Picture by: Evita Frick-Hisaw

Similarly, in Oklahoma, students at Mustang High School voiced their concerns about the dress code before the school day began on September 10, 2021. As a result of protesting and utilizing their first amendment rights, not only were the students dress-coded during the school day, all students partaking in the protest were suspended. The Director of Communications for Mustang Public Schools, Kirk Wilson, refused to negotiate the severity of the punishments being enforced and suggested their acts to be disrespectful and inexcusable. Wilson stated, “There were a handful of students who violated the student code of conduct after class began and those situations were addressed … we remain committed to supporting our students and providing a safe and nurturing learning environment.”

Additionally, in St. John’s County Schools in Florida, reported that 90% of dress code violations were for females.

Many students, regardless of where they attend school, feel that the need for the dress code should be reconsidered. At Huntington Beach High School, only 33% of students believe dress codes should remain implemented in school infrastructures. Ezra Romely, a senior at HBHS said, “I believe the core issue is how revealing clothes are considered a problem. It has been established that [certain clothes] are considered ‘inappropriate’ for school, but society has [portrayed it this way because of certain] male opinions on a woman’s body.” 

Sarah Hart, a senior at Huntington Beach High School also commented on the issue and said, “Any teacher or staff member can decide if what a teenager is wearing is sexual or provocative at their discretion, which is completely unfair.” 

Many students also felt that when they have been dress-coded, it was unfair because regulations are unclear to students. An anonymous junior said, “The lack of specificity and open interpretation the dress code has makes students frustrated.”

Since dress codes were established, studies have proven that the idea of dressing modestly in connection to safety to be invalid. The Justice Department of the United States has also disproved this, as the Federal Commission on Crime and Violence has found that only 4.4% of all reported rapes have had provocative behavior from the victims.

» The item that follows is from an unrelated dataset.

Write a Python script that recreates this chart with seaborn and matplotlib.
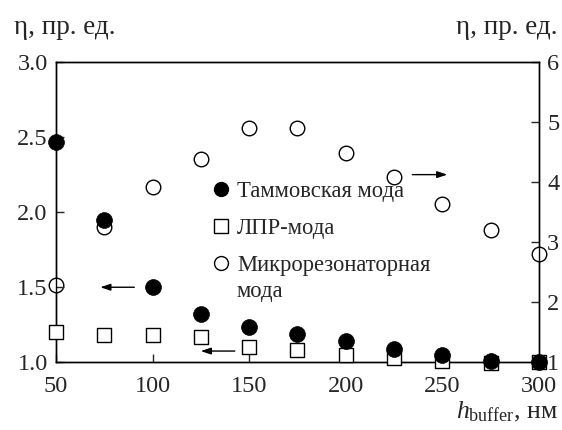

Psychology Today’s article revealed that shyer, seemingly “unresisting women” were more likely to be assaulted because the assaulter may believe that an individual’s modest clothing suggests their unlikeliness to defend themselves. 

Many students believe that the dress code’s lack of a consistent line of reasoning for who does and does not get dress coded is what is causing an uproar of opposition as this inherently promotes the dehumanizing idea that women are only seen as their bodies. This also makes females feel that they are objects and that men only view women in a sexual light. “I’ve been dress-coded in middle school, and I’ve had several people that I know get dress-coded. I’ve never felt like it was just in any of the circumstances,” said Sofia Clark, a junior student at Huntington Beach High School. 

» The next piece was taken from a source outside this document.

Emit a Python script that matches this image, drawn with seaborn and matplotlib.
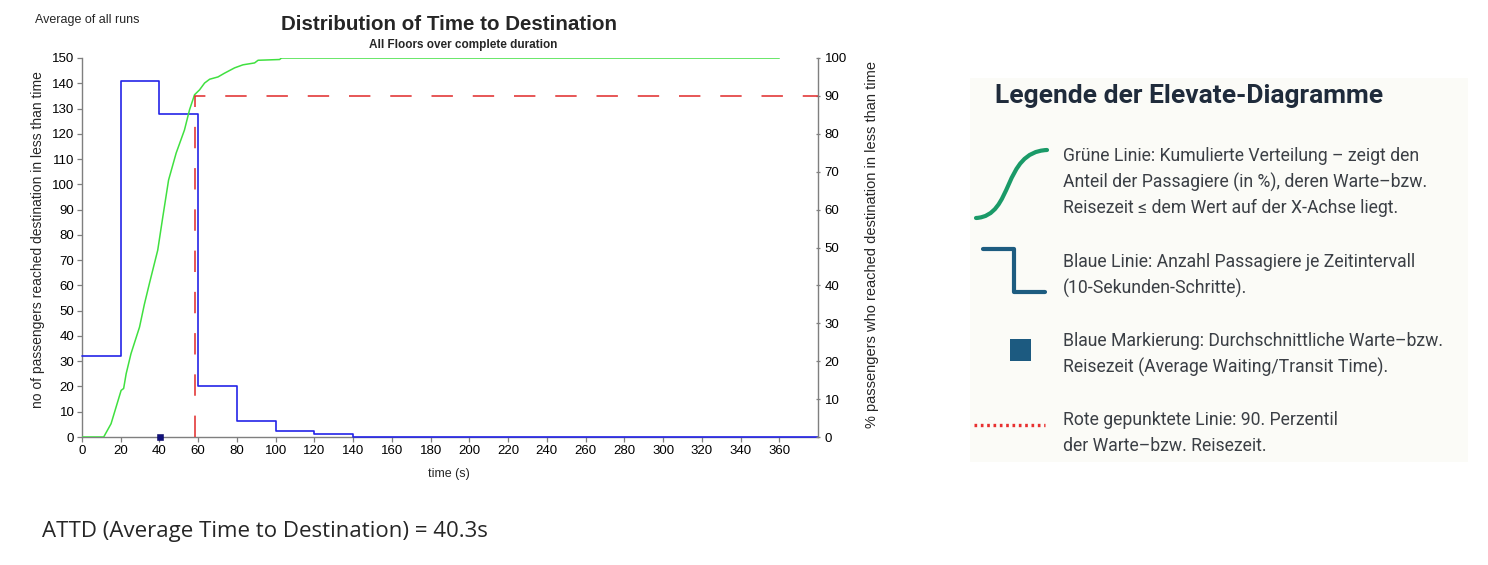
import numpy as np
import pandas as pd
import matplotlib
matplotlib.use("Agg")
import matplotlib.pyplot as plt
from matplotlib.path import Path
from matplotlib.patches import PathPatch, Rectangle
import seaborn as sns

# ---------------- data ----------------
bin_edges = [0, 20, 40, 60, 80, 100, 120, 140, 380]
bin_counts = [32, 141, 128, 20, 6.3, 2.3, 1.3, 0, 0]

cum_time = [0, 11.2, 15, 17.6, 20.2, 21.5, 22.8, 25.3, 29.7, 32.2, 34.8, 39.1, 41.7,
            44.7, 48.6, 52.9, 55.5, 58.1, 60.7, 63.3, 65.9, 70.2, 73.6, 78.8, 83.1,
            89.1, 90.9, 102, 103, 360]
cum_pct = [0, 0, 3.5, 7.9, 12.3, 12.8, 16.7, 22, 29, 35, 40.5, 49.3, 58,
           67.8, 74.9, 81, 86.3, 90.3, 91.6, 93.4, 94.4, 95, 96, 97.4, 98.2,
           98.7, 99.4, 99.6, 100, 100]

p90_time = 58.5
p90_pct = 90
avg_time = 40.3

x_ticks = list(range(0, 361, 20))
left_ticks = list(range(0, 151, 10))
right_ticks = list(range(0, 101, 10))

title = "Distribution of Time to Destination"
subtitle = "All Floors over complete duration"
left_label = "no of passengers reached destination in less than time"
right_label = "% passengers who reached destination in less than time"
x_label = "time (s)"
corner_note = "Average of all runs"
attd_text = "ATTD (Average Time to Destination) = 40.3s"

legend_title = "Legende der Elevate-Diagramme"
legend_lines = [
    "Grüne Linie: Kumulierte Verteilung – zeigt den",
    "Anteil der Passagiere (in %), deren Warte–bzw.",
    "Reisezeit ≤ dem Wert auf der X-Achse liegt.",
    "Blaue Linie: Anzahl Passagiere je Zeitintervall",
    "(10-Sekunden-Schritte).",
    "Blaue Markierung: Durchschnittliche Warte–bzw.",
    "Reisezeit (Average Waiting/Transit Time).",
    "Rote gepunktete Linie: 90. Perzentil",
    "der Warte–bzw. Reisezeit.",
]
legend_line_y = [156, 182, 208, 262, 288, 341, 367, 420, 446]

# ---------------- style ----------------
sns.set_theme(style="white")
plt.rcParams["font.family"] = ["Liberation Sans", "DejaVu Sans"]

W, H = 1488, 565
fig = plt.figure(figsize=(W / 100, H / 100), dpi=100)
fig.patch.set_facecolor("white")

L, R, T, B = 82, 818, 58, 437
ax = fig.add_axes([L / W, 1 - B / H, (R - L) / W, (B - T) / H])
ax2 = ax.twinx()

blue = "#2424e8"
green = "#40e040"
red = "#e02828"
spine_col = "#7f7f7f"

hist_df = pd.DataFrame({"time": bin_edges, "count": bin_counts})
sns.lineplot(data=hist_df, x="time", y="count", ax=ax, color=blue, lw=1.2,
             drawstyle="steps-post", estimator=None, zorder=3, clip_on=False)

cum_df = pd.DataFrame({"time": cum_time, "pct": cum_pct})
sns.lineplot(data=cum_df, x="time", y="pct", ax=ax2, color=green, lw=1.1,
             sort=False, estimator=None, zorder=2)

p90_df = pd.DataFrame({"time": [p90_time, p90_time, 380], "pct": [0, p90_pct, p90_pct]})
sns.lineplot(data=p90_df, x="time", y="pct", ax=ax2, color=red, lw=1.1,
             sort=False, estimator=None, zorder=2)
ax2.lines[-1].set_dashes([14, 13])

avg_df = pd.DataFrame({"time": [avg_time], "count": [0]})
sns.scatterplot(data=avg_df, x="time", y="count", ax=ax, marker="s", s=22,
                color="#10107a", edgecolor="#000060", zorder=5, clip_on=False)

for a in (ax, ax2):
    a.set_xlim(0, 380)
    a.set_facecolor("none")
    a.grid(False)
    a.spines["top"].set_visible(False)
    for s in ("left", "right", "bottom"):
        a.spines[s].set_color(spine_col)
        a.spines[s].set_linewidth(1.0)
ax.set_ylim(0, 150)
ax2.set_ylim(0, 100)
ax.spines["right"].set_visible(False)
ax2.spines["left"].set_visible(False)
ax2.spines["bottom"].set_visible(False)

ax.set_xticks(x_ticks)
ax.set_yticks(left_ticks)
ax2.set_yticks(right_ticks)
ax.tick_params(axis="both", labelsize=9.5, colors=spine_col, labelcolor="black",
               length=3.5, width=0.9, pad=2, left=True, bottom=True)
ax2.tick_params(axis="y", labelsize=9.5, colors=spine_col, labelcolor="black",
                length=3.5, width=0.9, pad=3, right=True, direction="inout")

ax.set_xlabel("")
ax.set_ylabel("")
ax2.set_ylabel("")

# ---------------- overlay for texts and legend panel ----------------
ov = fig.add_axes([0, 0, 1, 1], zorder=10)
ov.set_xlim(0, W)
ov.set_ylim(H, 0)
ov.axis("off")
ov.patch.set_alpha(0)

ov.text(449, 25, title, fontsize=14.8, fontweight="bold", ha="center", va="center")
ov.text(463, 45, subtitle, fontsize=8.5, fontweight="bold", ha="center", va="center")
ov.text(35, 20, corner_note, fontsize=9, ha="left", va="center")
ov.text(449, 474, x_label, fontsize=9, ha="center", va="center")
ov.text(38, 240, left_label, fontsize=10, rotation=90, ha="center", va="center")
ov.text(872, 245, right_label, fontsize=10.5, rotation=90, ha="center", va="center")
ov.text(42, 531, attd_text, fontsize=16, ha="left", va="center",
        family=["Open Sans", "DejaVu Sans"])

# legend panel
ov.add_patch(Rectangle((970, 78), 498, 384, facecolor="#fbfbf7", edgecolor="none", zorder=0))
narrow = ["Roboto", "DejaVu Sans"]
ov.text(995, 96, legend_title, fontsize=19, fontweight="bold", color="#1f2b3b",
        ha="left", va="center", family=narrow)
for txt, yy in zip(legend_lines, legend_line_y):
    ov.text(1063, yy, txt, fontsize=12.7, color="#3b3f45", ha="left", va="center",
            family=narrow)

# icons
verts = [(976, 218), (1014, 216), (1002, 152), (1047, 150)]
ov.add_patch(PathPatch(Path(verts, [Path.MOVETO, Path.CURVE4, Path.CURVE4, Path.CURVE4]),
                       facecolor="none", edgecolor="#1a9a68", lw=3.0, capstyle="round"))
ov.plot([983, 1014, 1014, 1045], [249, 249, 292, 292], color="#1d5c80", lw=3)
ov.add_patch(Rectangle((1010, 339), 21, 22, facecolor="#1c5a80", edgecolor="none"))
ov.plot([974, 1045], [425, 425], color="#e83030", lw=2.4, linestyle=(0, (0.8, 1.1)),
        dash_capstyle="butt")

fig.savefig("out.png", dpi=100, facecolor="white")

As such, from reviewing the Huntington Beach Union High School District Board Policies and Administrative Regulations, the Huntington Beach Union High School District’s dress code guidelines were implemented in 1989, and last revised in 1994.

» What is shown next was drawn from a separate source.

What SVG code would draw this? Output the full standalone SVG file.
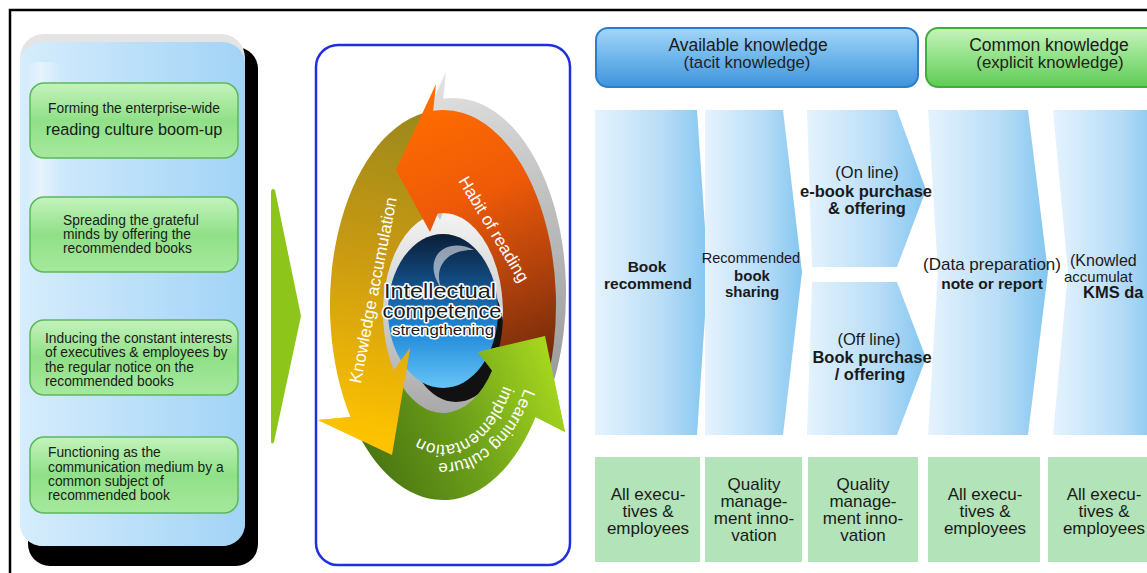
<svg xmlns="http://www.w3.org/2000/svg" width="1147" height="573" viewBox="0 0 1147 573">
  <defs>
    <linearGradient id="gPanel" x1="0" y1="0" x2="1" y2="0">
      <stop offset="0" stop-color="#d6edfc"/>
      <stop offset="1" stop-color="#a2d3f6"/>
    </linearGradient>
    <linearGradient id="gGloss" x1="0" y1="0" x2="1" y2="0">
      <stop offset="0" stop-color="#ffffff" stop-opacity="0"/>
      <stop offset="0.4" stop-color="#ffffff" stop-opacity="0.45"/>
      <stop offset="1" stop-color="#ffffff" stop-opacity="0"/>
    </linearGradient>
    <linearGradient id="gBox" x1="0" y1="0" x2="0" y2="1">
      <stop offset="0" stop-color="#c4f3bc"/>
      <stop offset="0.5" stop-color="#90e088"/>
      <stop offset="1" stop-color="#a6e99d"/>
    </linearGradient>
    <linearGradient id="gChev" x1="0" y1="0" x2="1" y2="0">
      <stop offset="0" stop-color="#e5f3fd"/>
      <stop offset="0.6" stop-color="#b8ddf7"/>
      <stop offset="1" stop-color="#84c6f0"/>
    </linearGradient>
    <linearGradient id="gHeadBlue" x1="0" y1="0" x2="0" y2="1">
      <stop offset="0" stop-color="#a4d6f7"/>
      <stop offset="0.5" stop-color="#6db6ec"/>
      <stop offset="1" stop-color="#3f93dc"/>
    </linearGradient>
    <linearGradient id="gHeadGreen" x1="0" y1="0" x2="0" y2="1">
      <stop offset="0" stop-color="#c6f4bd"/>
      <stop offset="0.5" stop-color="#90e186"/>
      <stop offset="1" stop-color="#5fcb55"/>
    </linearGradient>
    <linearGradient id="gOr" gradientUnits="userSpaceOnUse" x1="420" y1="100" x2="545" y2="390">
      <stop offset="0" stop-color="#ff6d00"/>
      <stop offset="0.35" stop-color="#ee5a08"/>
      <stop offset="0.7" stop-color="#a33c0c"/>
      <stop offset="1" stop-color="#5c2408"/>
    </linearGradient>
    <linearGradient id="gYe" gradientUnits="userSpaceOnUse" x1="420" y1="110" x2="350" y2="440">
      <stop offset="0" stop-color="#9a881c"/>
      <stop offset="0.45" stop-color="#c99a12"/>
      <stop offset="1" stop-color="#ffc400"/>
    </linearGradient>
    <linearGradient id="gGr" gradientUnits="userSpaceOnUse" x1="360" y1="440" x2="555" y2="360">
      <stop offset="0" stop-color="#4a7512"/>
      <stop offset="0.5" stop-color="#6ea21a"/>
      <stop offset="1" stop-color="#a8d81e"/>
    </linearGradient>
    <linearGradient id="gGrey" gradientUnits="userSpaceOnUse" x1="440" y1="70" x2="570" y2="380">
      <stop offset="0" stop-color="#e4e4e4"/>
      <stop offset="1" stop-color="#9c9c9c"/>
    </linearGradient>
    <linearGradient id="gInner" x1="0" y1="0" x2="0" y2="1">
      <stop offset="0" stop-color="#f4f4f4"/>
      <stop offset="1" stop-color="#a8a8a8"/>
    </linearGradient>
    <linearGradient id="gBall" x1="0" y1="0" x2="0" y2="1">
      <stop offset="0" stop-color="#0a1e38"/>
      <stop offset="0.3" stop-color="#124a80"/>
      <stop offset="0.62" stop-color="#1e88d8"/>
      <stop offset="1" stop-color="#66c4f6"/>
    </linearGradient>
    <!-- band of the orange arrow, reused for its grey extrusion -->
    <path id="orangeBand" d="M543.7,393.5 A113,195 0 0 0 433.2,110.7 L436,84 L396,170 L430,232 L437.8,213.4 A60,100 0 0 1 496.5,358.4 Z"/>
    <path id="arcCulture" d="M525.3,386.4 A96,158 0 0 1 359.9,384"/>
    <path id="arcImpl" d="M506,378 A72,130 0 0 1 380,378"/>
  </defs>
  <style>
    text { font-family: "Liberation Sans", Arial, sans-serif; fill: #1a1a1a; }
    .side { font-size: 13.8px; }
    .mid { text-anchor: middle; }
    .hd { font-size: 17.5px; text-anchor: middle; }
    .hd2 { font-size: 16.8px; text-anchor: middle; fill: #222; }
    .par { font-size: 16.5px; }
    .bold { font-weight: bold; }
    .foot { font-size: 17px; text-anchor: middle; }
    .ring { fill: #ffffff; font-size: 17px; }
    .core { text-anchor: middle; stroke: #ffffff; stroke-width: 3; paint-order: stroke; stroke-linejoin: round; fill: #1c1c1c; }
    .greenbox { fill: url(#gBox); stroke: #5cb85c; stroke-width: 1.5; }
    .chev { fill: url(#gChev); }
    .cell { fill: #b3e3b8; }
  </style>

  <rect width="1147" height="573" fill="#ffffff"/>

  <!-- page frame -->
  <path d="M10,573 V10 H1147" fill="none" stroke="#000000" stroke-width="2.5"/>

  <!-- left panel: activities -->
  <g id="activity-panel">
    <rect x="28" y="47" width="230" height="519" rx="22" fill="#000000"/>
    <rect x="20" y="34" width="225" height="512" rx="24" fill="#e4e4e4"/>
    <rect x="20" y="42" width="225" height="504" rx="22" fill="url(#gPanel)"/>
    <rect x="26" y="62" width="36" height="170" rx="12" fill="url(#gGloss)"/>
  </g>

  <g id="act-1">
    <rect class="greenbox" x="30" y="83" width="208" height="75" rx="14"/>
    <text class="mid" x="134" y="113" font-size="13.8">Forming the enterprise-wide</text>
    <text class="mid" x="134" y="135" font-size="16.3">reading culture boom-up</text>
  </g>
  <g id="act-2">
    <rect class="greenbox" x="30" y="197" width="208" height="75" rx="14"/>
    <text class="side" x="63" y="225">Spreading the grateful</text>
    <text class="side" x="63" y="239">minds by offering the</text>
    <text class="side" x="63" y="253">recommended books</text>
  </g>
  <g id="act-3">
    <rect class="greenbox" x="30" y="320" width="208" height="75" rx="14"/>
    <text class="side" x="45" y="343">Inducing the constant interests</text>
    <text class="side" x="45" y="357">of executives &amp; employees by</text>
    <text class="side" x="45" y="372">the regular notice on the</text>
    <text class="side" x="45" y="386">recommended books</text>
  </g>
  <g id="act-4">
    <rect class="greenbox" x="30" y="437" width="208" height="76" rx="14"/>
    <text class="side" x="48" y="457">Functioning as the</text>
    <text class="side" x="48" y="472">communication medium by a</text>
    <text class="side" x="48" y="486">common subject of</text>
    <text class="side" x="48" y="500">recommended book</text>
  </g>

  <!-- connectors -->
  <g id="connectors">
    <path d="M271,193 Q271,187 275,190 L301,316 L274,442 Q271,446 271,440 Z" fill="#8ec51a"/>
  </g>

  <!-- cycle -->
  <g id="cycle">
    <rect x="316" y="45" width="254" height="520" rx="22" fill="#ffffff" stroke="#1f2fe0" stroke-width="2.5"/>
    <ellipse cx="443" cy="313" rx="62" ry="102" fill="url(#gInner)"/>
    <ellipse cx="456" cy="334" rx="48" ry="68" fill="#111111"/>
    <ellipse cx="443" cy="311" rx="55" ry="77" fill="url(#gBall)"/>
    <path d="M474,250 C447,236 420,257 441,288 C433,265 449,249 474,250 Z" fill="#ffffff" opacity="0.55"/>

    <use href="#orangeBand" transform="translate(10,-12)" fill="url(#gGrey)"/>
    <!-- yellow: knowledge accumulation -->
    <path d="M423.4,113 A113,195 0 0 0 350.4,416.9 L318,420 L392,455 L410,348 L393.9,370.4 A60,100 0 0 1 432.6,214.5 Z" fill="url(#gYe)"/>
    <!-- green: learning culture -->
    <path d="M356.4,430.3 A113,195 0 0 0 535.6,416.9 L565,432 L545,336 L478,352 L492.1,370.4 A60,100 0 0 1 397,377.3 Z" fill="url(#gGr)"/>
    <!-- orange: habit of reading -->
    <use href="#orangeBand" fill="url(#gOr)"/>
    <!-- heads laid over the start of the following band -->
    <polygon points="350.4,416.9 318,420 392,455 410,348 393.9,370.4" fill="url(#gYe)"/>
    <polygon points="535.6,416.9 565,432 545,336 478,352 492.1,370.4" fill="url(#gGr)"/>

    <text class="ring mid" transform="translate(373,290) rotate(-79)" y="6">Knowledge accumulation</text>
    <text class="ring mid" transform="translate(494,229) rotate(59)" y="6">Habit of reading</text>
    <text class="ring" font-size="16"><textPath href="#arcCulture" startOffset="2">Learning culture</textPath></text>
    <text class="ring" font-size="12"><textPath href="#arcImpl" startOffset="8">implementation</textPath></text>

    <text class="core" x="440" y="298" font-size="21" textLength="112" lengthAdjust="spacingAndGlyphs">Intellectual</text>
    <text class="core" x="442" y="318" font-size="20" textLength="119" lengthAdjust="spacingAndGlyphs">competence</text>
    <text class="core" x="443" y="335" font-size="15" stroke-width="2.5" textLength="102" lengthAdjust="spacingAndGlyphs">strengthening</text>
  </g>

  <!-- knowledge type headers -->
  <g id="hdr-available">
    <rect x="596" y="28" width="322" height="59" rx="12" fill="url(#gHeadBlue)" stroke="#2f7dc8" stroke-width="2"/>
    <text class="hd" x="748" y="51">Available knowledge</text>
    <text class="hd2" x="747" y="68">(tacit knowledge)</text>
  </g>
  <g id="hdr-common">
    <rect x="926" y="28" width="240" height="59" rx="12" fill="url(#gHeadGreen)" stroke="#3fae3a" stroke-width="2"/>
    <text class="hd" x="1049" y="51">Common knowledge</text>
    <text class="hd2" x="1050" y="68">(explicit knowledge)</text>
  </g>

  <!-- process steps -->
  <g id="step-recommend">
    <path class="chev" d="M595,110 H697 L708,272 L697,435 H595 Z"/>
    <text class="mid bold" x="647" y="272" font-size="15.5">Book</text>
    <text class="mid bold" x="648" y="289" font-size="15.5">recommend</text>
  </g>
  <g id="step-sharing">
    <path class="chev" d="M705,110 H783 L802,272 L783,435 H705 Z"/>
    <text class="mid" x="751" y="263" font-size="14.5">Recommended</text>
    <text class="mid bold" x="752" y="281" font-size="15">book</text>
    <text class="mid bold" x="752" y="297" font-size="15">sharing</text>
  </g>
  <g id="step-online">
    <path class="chev" d="M807,110 H897 L926,190 L897,267 H812 Z"/>
    <text class="mid par" x="867" y="178">(On line)</text>
    <text class="mid bold" x="866" y="197" font-size="16.5">e-book purchase</text>
    <text class="mid bold" x="867" y="214" font-size="16.5">&amp; offering</text>
  </g>
  <g id="step-offline">
    <path class="chev" d="M812,282 H897 L926,358 L897,435 H807 Z"/>
    <text class="mid par" x="869" y="345">(Off line)</text>
    <text class="mid bold" x="872" y="363" font-size="16.5">Book purchase</text>
    <text class="mid bold" x="870" y="380" font-size="16.5">/ offering</text>
  </g>
  <g id="step-note">
    <path class="chev" d="M928,110 H1028 L1048,272 L1028,435 H928 L938,272 Z"/>
    <text class="mid" x="992" y="270" font-size="17">(Data preparation)</text>
    <text class="mid bold" x="992" y="289" font-size="15.5">note or report</text>
  </g>
  <g id="step-kms">
    <path class="chev" d="M1053,110 H1160 V435 H1053 L1068,272 Z"/>
    <text x="1070" y="266" font-size="16">(Knowled</text>
    <text x="1064" y="282" font-size="15">accumulat</text>
    <text class="bold" x="1083" y="298" font-size="16.5">KMS da</text>
  </g>

  <!-- responsible parties -->
  <g id="who-1">
    <rect class="cell" x="595" y="457" width="105" height="105"/>
    <text class="foot" x="648" y="500">All execu-</text>
    <text class="foot" x="648" y="517">tives &amp;</text>
    <text class="foot" x="648" y="534">employees</text>
  </g>
  <g id="who-2">
    <rect class="cell" x="705" y="457" width="97" height="105"/>
    <text class="foot" x="754" y="490">Quality</text>
    <text class="foot" x="754" y="507">manage-</text>
    <text class="foot" x="754" y="524">ment inno-</text>
    <text class="foot" x="754" y="541">vation</text>
  </g>
  <g id="who-3">
    <rect class="cell" x="808" y="457" width="110" height="105"/>
    <text class="foot" x="863" y="490">Quality</text>
    <text class="foot" x="863" y="507">manage-</text>
    <text class="foot" x="863" y="524">ment inno-</text>
    <text class="foot" x="863" y="541">vation</text>
  </g>
  <g id="who-4">
    <rect class="cell" x="928" y="457" width="112" height="105"/>
    <text class="foot" x="985" y="500">All execu-</text>
    <text class="foot" x="985" y="517">tives &amp;</text>
    <text class="foot" x="985" y="534">employees</text>
  </g>
  <g id="who-5">
    <rect class="cell" x="1048" y="457" width="110" height="105"/>
    <text class="foot" x="1104" y="500">All execu-</text>
    <text class="foot" x="1104" y="517">tives &amp;</text>
    <text class="foot" x="1104" y="534">employees</text>
  </g>
</svg>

HBHS’s supervision department was contacted for an interview about dress code guidelines, however, administration declined the invitation for an interview.

“The core issue with the dress code is that it is entirely misogynistic. There are pages upon pages of restrictions for what women can’t wear, whereas men have just a few,” said Lilah David, a junior student at Huntington Beach High School.

“Getting dress-coded makes you feel so uncomfortable. I got dress-coded for a tank top I was wearing [at school] and for the rest of the day, I was so insecure that people were thinking that I was dressed [inappropropriate for attention]. The tank top [I wore] barely showed my stomach. I didn’t even think twice about it when I left my house in the morning” said Lissa Wolters, a junior Huntington Beach High School Student.

Students have expressed that they want to see change in regards to the dress code and to address the voices of upset students caused as a result. Students across the United States and at HBHS are ready to see action taken. Various students have expressed their hopes of dress code revision, and the acknowledgment of change on the behalf of schools is pivotal to making efficient progress.